In the footsteps of great landscape architects, including the Olmsteds (all three), and Gilmore Clarke and Michael Rapuano (enabled by Robert Moses), Friedberg came along when New York City and many others were in decline and many landscape architects had turned to the suburbs. Complaining that there was more than “drawing tennis courts and parking lots for engineers,” Friedberg recounted in a 2006 interview with The Cultural Landscape Foundation (TCLF) for a Pioneers Oral History that “I’m one of the few who accepted the city as a viable place to work, and to enjoy the diversity and the places that are created for people to come together, understand each other, through the joy of sharing. If there’s anything, it’s that. It’s enjoying the city, removing the landscape architecture bias of the past the preconceived notion that the city is a hostile place. And, to me the city is where we are, the salvation. If you’re going to preserve the larger landscape, the city is the only way. Density is the only way. That’s it.”
It has been 60 years since Friedberg unveiled his radical solution for the problem of public housing in New York City – Jacob Riis Plaza (1965). This revolutionary approach, enabled by the Astor Foundation, launched Friedberg’s unique approach to what he called – the “total play environment” – a carefully choreographed series of simple, sculptural landscape vignettes that included a tree house, mounds, and a tunnel – all allowing for, and encouraging physical, emotional and sensory exercise and participation. Peter Walker, recipient of the 2004 American Society of Landscape Architects (ASLA) Medal (the same year that Friedberg received the ASLA Design Medal), has stated that “modern urban landscape design” began with Friedberg’s Jacob Riis Plaza, and “like Mies’ Barcelona Pavilion it was unlike anything seen before in the modern city.”

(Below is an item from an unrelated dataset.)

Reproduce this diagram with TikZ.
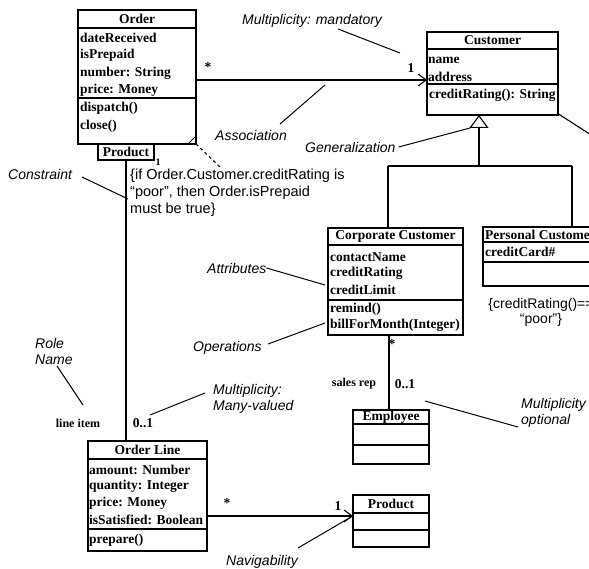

National and international accolades followed its opening (including in the New York Times and Life magazine). For the 34-year-old Friedberg, this was a watershed event. In the more than half century that followed, with his work in the U.S., Canada, India, Israel, and Japan, Friedberg not only redefined the role and scope of the landscape architect but the design vocabulary employed, stylistic approach (embracing both Modernism and Postmodernism), and landscape typologies (blurring the lines between the landscape architect and the artist). His seminal works include the first “park plaza” with Peavey Plaza (1975), and the innovative Loring Greenway (1974), both in Minneapolis, MN; mixed use waterfront revitalizations (e.g. Battery Park City, 1988; The Yards, Washington, D.C., 2011); multi-use plazas (Pershing Park, Washington, D.C., 1981); rooftop plazas (Fordham University, N.Y.C., 1999), regional parks (Holon Park, Israel, 2000) and myriad civic spaces (Olympic Plaza, Calgary, Canada, 1987, Aroma Square, Tokyo, Japan, 2000).
In addition to those landscape architecture commissions where he challenged acceptable conventions, Friedberg’s constant pursuit of innovation and creativity in the making and crafting of children’s play spaces has been a constant in his career (e.g. Carver Houses in N.Y.C., 1963, East 67th Street Playground in Central Park, N.Y.C, 1985, and, Yerba Buena Gardens in San Francisco, 1998), as has been his quest to expand the profession as an educator.
Paul Friedberg is survived by his wife, Dorit Shahar, and their daughter Maya, and by his sons Mark and Jeffrey from his marriage to his first wife, Esther, who passed away in 1982. He is also survived by an extraordinary body of work that continues to enliven cities, enrich those who interact with his landscapes, and to inspire landscape architects to create.